* Record list *
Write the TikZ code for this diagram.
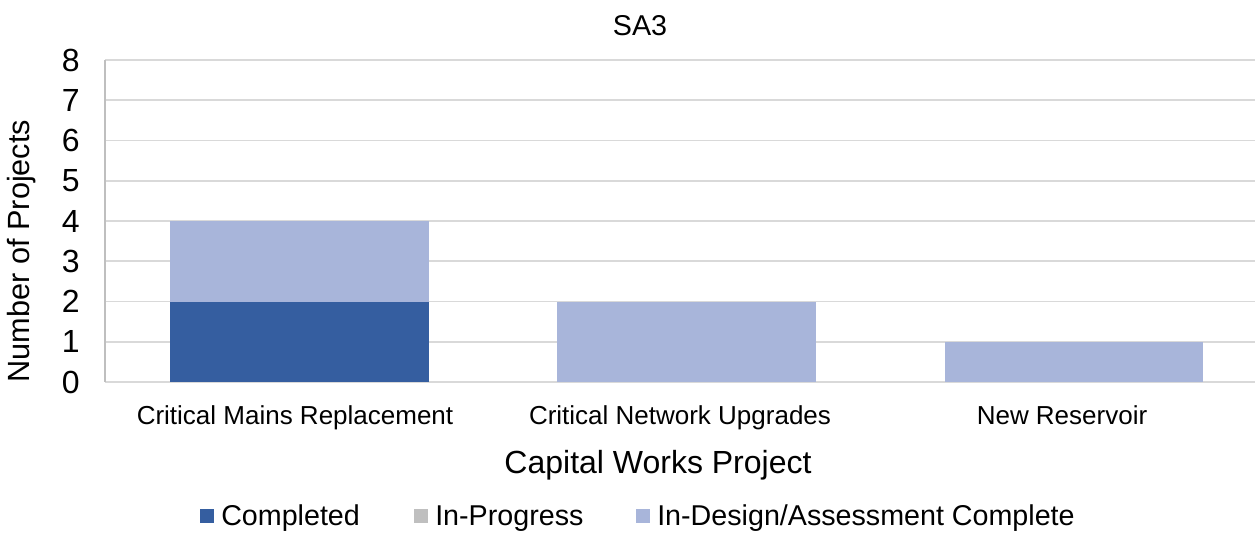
\documentclass[tikz,border=0pt]{standalone}
\usepackage{fontspec}
\setmainfont{Liberation Sans}
\definecolor{done}{HTML}{355EA0}
\definecolor{prog}{HTML}{BFBFBF}
\definecolor{design}{HTML}{A8B5DA}
\definecolor{gridgray}{HTML}{D9D9D9}
\definecolor{axisgray}{HTML}{BFBFBF}
\begin{document}
\begin{tikzpicture}[x=0.75pt,y=-0.75pt,
    gridline/.style={draw=gridgray,line width=1.2pt},
    ticklabel/.style={anchor=east,font=\fontsize{24}{26}\selectfont,inner sep=0pt},
    catlabel/.style={anchor=base,font=\fontsize{19.5}{22}\selectfont,inner sep=0pt},
    legbox/.style={minimum size=10.5pt,inner sep=0pt},
    legtext/.style={anchor=base west,font=\fontsize{21.5}{24}\selectfont,inner sep=0pt}]
    \useasboundingbox (0,0) rectangle (1255,533);
    % grid and axis
    \foreach \v in {1,...,8}
      \draw[gridline] (105,382-40.25*\v) -- (1255,382-40.25*\v);
    \draw[gridline] (105,382) -- (1255,382);
    \draw[draw=axisgray,line width=1.2pt] (105,60) -- (105,382);
    \foreach \v in {0,...,8}
      \node[ticklabel] (tick\v) at (80,382-40.25*\v) {\v};
    % bars
    \fill[done] (170,382) rectangle (429,301.5);
    \fill[design] (170,301.5) rectangle (429,221);
    \fill[design] (557,382) rectangle (816,301.5);
    \fill[design] (945,382) rectangle (1203,341.75);
    % labels
    \node[anchor=base,inner sep=0pt,font=\fontsize{21.5}{24}\selectfont] (title) at (640,35) {SA3};
    \node[font=\fontsize{23}{26}\selectfont,rotate=90] (ytitle) at (22,251) {Number of Projects};
    \node[catlabel] (cat1) at (295,424) {Critical Mains Replacement};
    \node[catlabel] (cat2) at (680,424) {Critical Network Upgrades};
    \node[catlabel] (cat3) at (1062,424) {New Reservoir};
    \node[anchor=base,inner sep=0pt,font=\fontsize{24}{27}\selectfont] (xtitle) at (658,473) {Capital Works Project};
    % legend
    \node[legbox,fill=done] (legdone) at (207,516) {};
    \node[legtext] (txtdone) at (221,525) {Completed};
    \node[legbox,fill=prog] (legprog) at (421,516) {};
    \node[legtext] (txtprog) at (435,525) {In-Progress};
    \node[legbox,fill=design] (legdesign) at (643,516) {};
    \node[legtext] (txtdesign) at (657,525) {In-Design/Assessment Complete};
\end{tikzpicture}
\end{document}
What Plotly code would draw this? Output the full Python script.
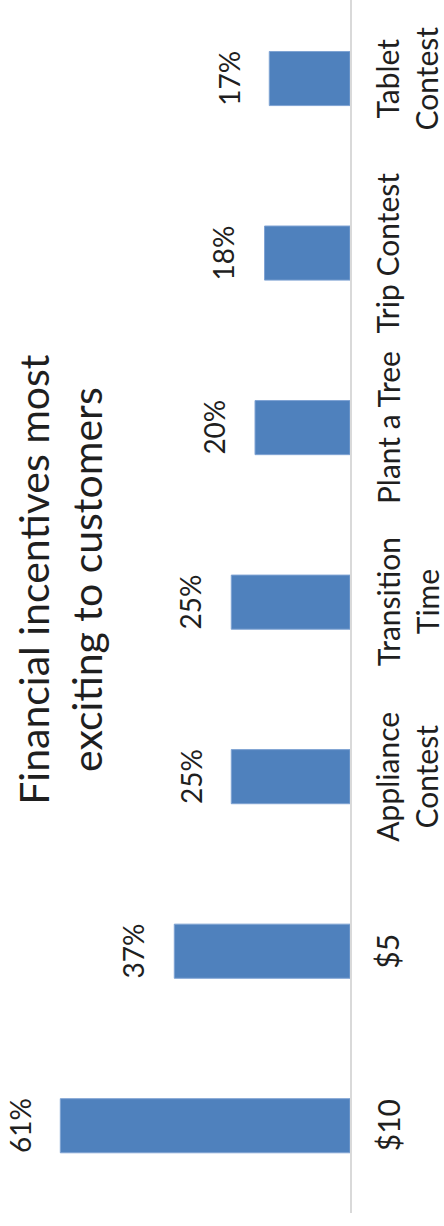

* What is being asked *
Without the pictures, reproduce every line of the records above exactly.

* Result *
Write the TikZ code for this diagram.
\documentclass[tikz,border=0pt]{standalone}
\usepackage{fontspec}
\setmainfont{Liberation Sans}
\definecolor{done}{HTML}{355EA0}
\definecolor{prog}{HTML}{BFBFBF}
\definecolor{design}{HTML}{A8B5DA}
\definecolor{gridgray}{HTML}{D9D9D9}
\definecolor{axisgray}{HTML}{BFBFBF}
\begin{document}
\begin{tikzpicture}[x=0.75pt,y=-0.75pt,
    gridline/.style={draw=gridgray,line width=1.2pt},
    ticklabel/.style={anchor=east,font=\fontsize{24}{26}\selectfont,inner sep=0pt},
    catlabel/.style={anchor=base,font=\fontsize{19.5}{22}\selectfont,inner sep=0pt},
    legbox/.style={minimum size=10.5pt,inner sep=0pt},
    legtext/.style={anchor=base west,font=\fontsize{21.5}{24}\selectfont,inner sep=0pt}]
    \useasboundingbox (0,0) rectangle (1255,533);
    % grid and axis
    \foreach \v in {1,...,8}
      \draw[gridline] (105,382-40.25*\v) -- (1255,382-40.25*\v);
    \draw[gridline] (105,382) -- (1255,382);
    \draw[draw=axisgray,line width=1.2pt] (105,60) -- (105,382);
    \foreach \v in {0,...,8}
      \node[ticklabel] (tick\v) at (80,382-40.25*\v) {\v};
    % bars
    \fill[done] (170,382) rectangle (429,301.5);
    \fill[design] (170,301.5) rectangle (429,221);
    \fill[design] (557,382) rectangle (816,301.5);
    \fill[design] (945,382) rectangle (1203,341.75);
    % labels
    \node[anchor=base,inner sep=0pt,font=\fontsize{21.5}{24}\selectfont] (title) at (640,35) {SA3};
    \node[font=\fontsize{23}{26}\selectfont,rotate=90] (ytitle) at (22,251) {Number of Projects};
    \node[catlabel] (cat1) at (295,424) {Critical Mains Replacement};
    \node[catlabel] (cat2) at (680,424) {Critical Network Upgrades};
    \node[catlabel] (cat3) at (1062,424) {New Reservoir};
    \node[anchor=base,inner sep=0pt,font=\fontsize{24}{27}\selectfont] (xtitle) at (658,473) {Capital Works Project};
    % legend
    \node[legbox,fill=done] (legdone) at (207,516) {};
    \node[legtext] (txtdone) at (221,525) {Completed};
    \node[legbox,fill=prog] (legprog) at (421,516) {};
    \node[legtext] (txtprog) at (435,525) {In-Progress};
    \node[legbox,fill=design] (legdesign) at (643,516) {};
    \node[legtext] (txtdesign) at (657,525) {In-Design/Assessment Complete};
\end{tikzpicture}
\end{document}
What Plotly code would draw this? Output the full Python script.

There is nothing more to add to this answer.